The Martian Trilogy will be ranked in my top books of the year, but in the retro reads, and that is despite it being a “new” release.  It is 90 years since the core of it was written. In a circulation that outdid Amazing Stories or any of the pulps of the day, John P. Moore’s Amazing Stories - Shot into Space, re-titled “The Martian Trilogy” here to avoid confusion, is a landmark achievement in science fiction studies and African American studies recovery work. 

This story might as well have been the ark of the covenant lost deep in a warehouse when it was uncovered. This is more of a book review than a novella review at its core.  Written in 1930, and taking place on September 8th, 2030, John P. Moore’s story shows its age often, but what it represents is more important than the details of the story itself.

The serial began on October 4th in Richmond Planet Newspaper but eventually appeared in a hand called "Illustrated Feature Section,” which was essentially a regular anthology of black fiction that was distributed to 185,000 readers over 34 black-owned newspapers in various cities.  So here is this landmark of black imagination, and it was essentially lost. The submission guidelines were clear.  “Stories must be full of human interest. Short, simple words. No attempt to parade erudition to the bewilderment of the reader. No colloquialisms such as "nigger," "darkey," "coon," etc. Plenty of dialogue and language that is realistic.

We will not accept any stories that are depressing, saddening, or gloomy. Our people have enough troubles without reading about any. We want them to be interested, cheered, buoyed up; comforted, gladdened, and made to laugh.”

The story is about a man, a doctor in 2030 Baltimore, who is suddenly shot to Mars and finds another world, and goes on an adventure. He finds a black culture on Mars, fall in love with a Princess and plenty of other strange things. The story is mostly impressive because it was first, and when it was written. Writing this stuf in 1930…I grade on a curve.

The story is interesting, a fascinating time capsule of black speculative thought in 1930, but the story is very short by modern standards. This is not what makes the book essential, or why it NEEDS to be supported.

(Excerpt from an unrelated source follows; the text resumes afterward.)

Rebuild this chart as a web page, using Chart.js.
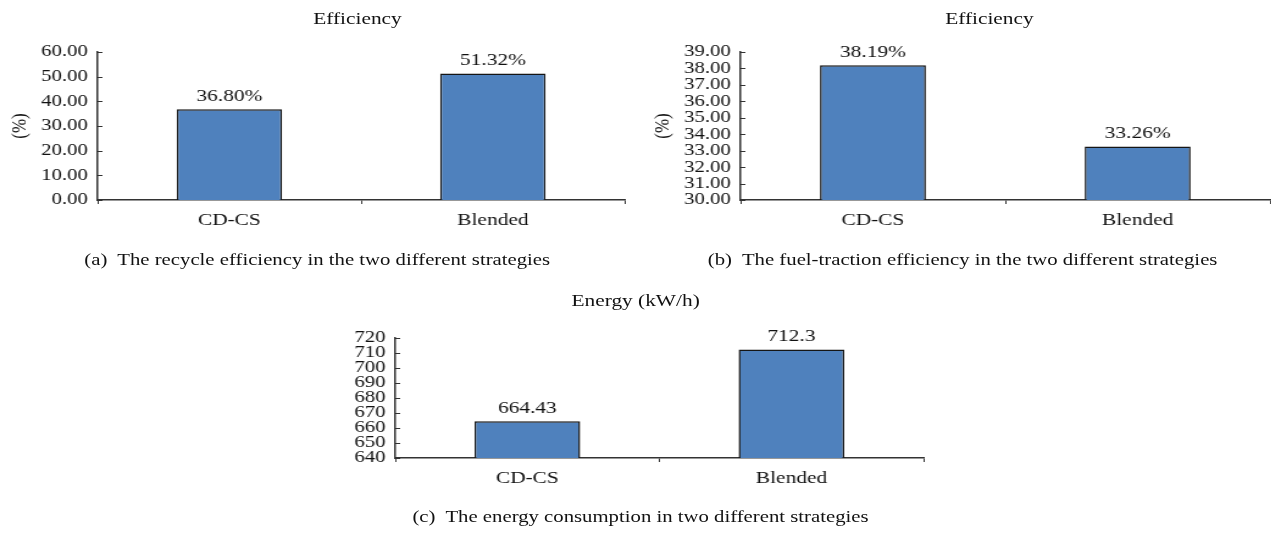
<!DOCTYPE html>
<html>
<head>
<meta charset="utf-8">
<script src="https://cdn.jsdelivr.net/npm/chart.js@4.4.1/dist/chart.umd.min.js"></script>
<style>
  body { margin: 0; background: #fff; width: 1271px; height: 535px; overflow: hidden;
         font-family: "Liberation Serif", "DejaVu Serif", serif; color: #111; }
  /* la figura original esta estirada en horizontal */
  #lienzo { position: absolute; left: 0; top: 0; width: 1042px; height: 535px;
            transform: scaleX(1.22); transform-origin: 0 0; }
  .box { position: absolute; }
  .txt { position: absolute; white-space: pre; transform: translate(-50%, -50%); }
  .titulo { font-size: 17.5px; }
  .pie { font-size: 17px; }
</style>
</head>
<body>
<div id="lienzo">
  <div class="txt titulo" style="left:293px; top:18px;">Efficiency</div>
  <div class="txt titulo" style="left:811px; top:18px;">Efficiency</div>
  <div class="txt titulo" style="left:521px; top:300px;">Energy (kW/h)</div>
  <div class="txt pie" style="left:260px; top:260px;">(a)  The recycle efficiency in the two different strategies</div>
  <div class="txt pie" style="left:789px; top:260px;">(b)  The fuel-traction efficiency in the two different strategies</div>
  <div class="txt pie" style="left:525px; top:517px;">(c)  The energy consumption in two different strategies</div>

  <div class="box" style="left:0px; top:32px; width:526px; height:198px;"><canvas id="chartA"></canvas></div>
  <div class="box" style="left:524px; top:32px; width:518px; height:198px;"><canvas id="chartB"></canvas></div>
  <div class="box" style="left:263px; top:318px; width:508px; height:170px;"><canvas id="chartC"></canvas></div>
</div>

<script>
// datos de las tres graficas
const estrategias = ['CD-CS', 'Blended'];
const eficienciaReciclaje = [36.80, 51.32];
const eficienciaTraccion = [38.19, 33.26];
const consumoEnergia = [664.43, 712.3];

const etiquetasA = ['36.80%', '51.32%'];
const etiquetasB = ['38.19%', '33.26%'];
const etiquetasC = ['664.43', '712.3'];

const fuente = '"Liberation Serif", "DejaVu Serif", serif';
const colorBarra = '#4f81bd';
const colorEje = '#333';

// escribe el valor encima de cada barra
const etiquetasBarras = {
    id: 'etiquetasBarras',
    afterDatasetsDraw(chart, args, opts) {
        const ctx = chart.ctx;
        const meta = chart.getDatasetMeta(0);
        ctx.save();
        ctx.font = '17.5px ' + fuente;
        ctx.fillStyle = '#111';
        ctx.textAlign = 'center';
        ctx.textBaseline = 'bottom';
        meta.data.forEach((bar, i) => {
            ctx.fillText(opts.textos[i], bar.x, bar.y - 4);
        });
        ctx.restore();
    }
};

// marcas del eje Y hacia dentro
const marcasY = {
    id: 'marcasY',
    afterDraw(chart) {
        const y = chart.scales.y;
        const ctx = chart.ctx;
        const x0 = chart.chartArea.left;
        ctx.save();
        ctx.strokeStyle = colorEje;
        ctx.lineWidth = 1;
        y.ticks.forEach(t => {
            const py = Math.round(y.getPixelForValue(t.value)) + 0.5;
            ctx.beginPath();
            ctx.moveTo(x0, py);
            ctx.lineTo(x0 + 4, py);
            ctx.stroke();
        });
        ctx.restore();
    }
};

function crearGrafico(id, valores, textos, cfgY) {
    const ctx = document.getElementById(id).getContext('2d');
    return new Chart(ctx, {
        type: 'bar',
        data: {
            labels: estrategias,
            datasets: [{
                data: valores,
                backgroundColor: colorBarra,
                borderColor: '#151515',
                borderWidth: 1.5,
                borderSkipped: 'bottom',
                barPercentage: 0.4,
                categoryPercentage: 1.0
            }]
        },
        options: {
            responsive: true,
            maintainAspectRatio: false,
            animation: false,
            layout: { padding: { top: 20, right: cfgY.derecha, left: 0, bottom: 0 } },
            plugins: {
                legend: { display: false },
                tooltip: { enabled: false },
                etiquetasBarras: { textos: textos }
            },
            scales: {
                x: {
                    offset: true,
                    grid: { offset: true, drawOnChartArea: false, drawTicks: true, tickLength: 4, color: colorEje, lineWidth: 1 },
                    border: { color: colorEje, width: 1.5 },
                    ticks: { color: '#111', font: { family: fuente, size: 17.5 }, padding: 6 },
                    afterFit: (s) => { s.height = 30; }
                },
                y: {
                    min: cfgY.min,
                    max: cfgY.max,
                    grid: { display: false, drawTicks: false },
                    border: { color: colorEje, width: 1.5 },
                    ticks: {
                        stepSize: cfgY.paso,
                        autoSkip: false,
                        color: '#111',
                        padding: 8,
                        font: { family: fuente, size: 17, lineHeight: 1 },
                        callback: (v) => cfgY.decimales ? Number(v).toFixed(2) : v
                    },
                    title: cfgY.titulo ? {
                        display: true,
                        text: cfgY.titulo,
                        color: '#111',
                        font: { family: fuente, size: 17 },
                        padding: { top: cfgY.margenTitulo, bottom: 0 }
                    } : { display: false },
                    afterFit: (s) => { s.width = cfgY.ancho; }
                }
            }
        },
        plugins: [etiquetasBarras, marcasY]
    });
}

crearGrafico('chartA', eficienciaReciclaje, etiquetasA, { min: 0, max: 60, paso: 10, decimales: true, titulo: '(%)', ancho: 80, margenTitulo: 6, derecha: 14 });
crearGrafico('chartB', eficienciaTraccion, etiquetasB, { min: 30, max: 39, paso: 1, decimales: true, titulo: '(%)', ancho: 83, margenTitulo: 9, derecha: 1 });
crearGrafico('chartC', consumoEnergia, etiquetasC, { min: 640, max: 720, paso: 10, decimales: false, titulo: null, ancho: 61, derecha: 14 });
</script>
</body>
</html>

The book has contributions by the researchers who recovered the work, and plenty of stars in black genre fiction. There are excellent essays by Brooks E. Hefner, the author of Black Pulps, Edward Austin Hall, Co-editor of Mothership; Sharee Renee Thomas, editor of The Magazine of Fantasy and Science Fiction; and Hoosier author Maurice Broddus. Each of these is worth the whole book.

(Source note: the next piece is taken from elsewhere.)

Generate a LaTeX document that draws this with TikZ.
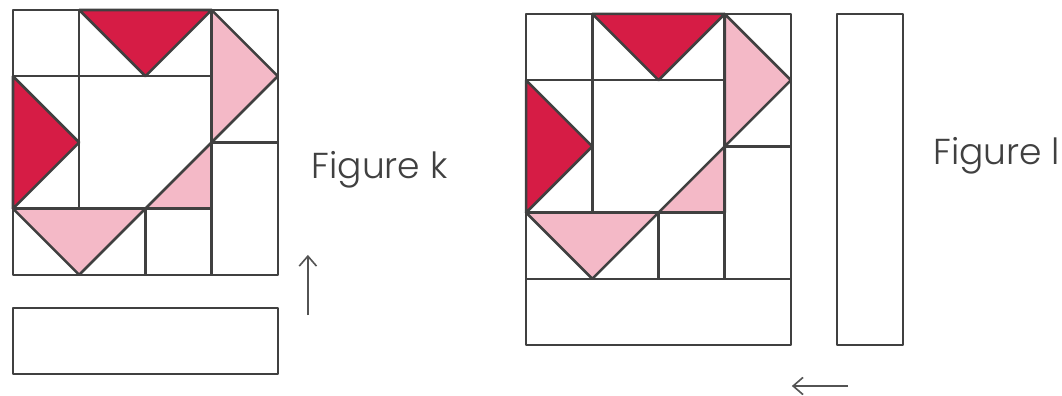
\documentclass[tikz,border=0pt]{standalone}
\usepackage{fontspec}
\IfFontExistsTF{Poppins Light}{\setmainfont{Poppins Light}}{\setmainfont{Poppins}}
\usepackage{tikz}
\usetikzlibrary{arrows.meta}
\definecolor{quiltRed}{HTML}{D61C45}
\definecolor{quiltPink}{HTML}{F4B9C7}
\definecolor{seamGray}{HTML}{404040}
\tikzset{
    >={Straight Barb[length=1.5mm, width=2.6mm]},
    % Patches
    seam/.style={draw=seamGray, line width=1.1pt, line join=round},
    darkPatch/.style={seam, fill=quiltRed},
    lightPatch/.style={seam, fill=quiltPink},
    % Labels & moves
    lbl/.style={font=\fontsize{15.5}{18}\selectfont, text=seamGray, anchor=base west, inner sep=0pt},
    move/.style={->, line width=0.7pt, draw=seamGray!90},
    % One quilt block, 4 x 4 units, origin at its top left corner
    pics/quiltblock/.style={code={
        \filldraw[darkPatch] (1,0) -- (3,0) -- (2,-1) -- cycle;
        \filldraw[lightPatch] (3,0) -- (4,-1) -- (3,-2) -- cycle;
        \filldraw[darkPatch] (0,-1) -- (1,-2) -- (0,-3) -- cycle;
        \filldraw[lightPatch] (0,-3) -- (2,-3) -- (1,-4) -- cycle;
        \filldraw[lightPatch] (2,-3) -- (3,-2) -- (3,-3) -- cycle;
        \draw[seam] (0,0) rectangle (4,-4);
        \draw[seam] (1,0) -- (1,-3);
        \draw[seam] (3,0) -- (3,-4);
        \draw[seam] (2,-3) -- (2,-4);
        \draw[seam] (0,-1) -- (3,-1);
        \draw[seam] (0,-3) -- (3,-3);
        \draw[seam] (3,-2) -- (4,-2);
    }}
}
\begin{document}
\begin{tikzpicture}
\useasboundingbox (0,0) rectangle (16.04,-5.98);

% Figure k
\pic (blockK) at (0.196,-0.151) {quiltblock};
\draw[seam] (0.196,-4.65) rectangle +(4,-1) coordinate (stripK);
\node[lbl] (figK) at (4.70,-2.70) {Figure k};
\coordinate (upTail) at (4.65,-4.76);
\coordinate (upTip) at (4.65,-3.85);
\draw[move] (upTail) -- (upTip);

% Figure l
\pic (blockL) at (7.946,-0.211) {quiltblock};
\draw[seam] (7.946,-4.211) rectangle +(4,-1) coordinate (stripL);
\draw[seam] (12.64,-0.211) rectangle +(1,-5) coordinate (sideL);
\node[lbl] (figL) at (14.09,-2.48) {Figure l};
\coordinate (leftTail) at (12.81,-5.83);
\coordinate (leftTip) at (11.96,-5.83);
\draw[move] (leftTail) -- (leftTip);

\end{tikzpicture}
\end{document}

It is about the history, the culture, and the knowledge of this forgotten tale. It is about the academics who found it, who brought it back to life, and what it says about the research still to be done, recovering lost science fiction. The bios, articles, and essays are probably half or more of the book, and they are worth the cost and time invested. This is as important a work released this year in science fiction as it gets.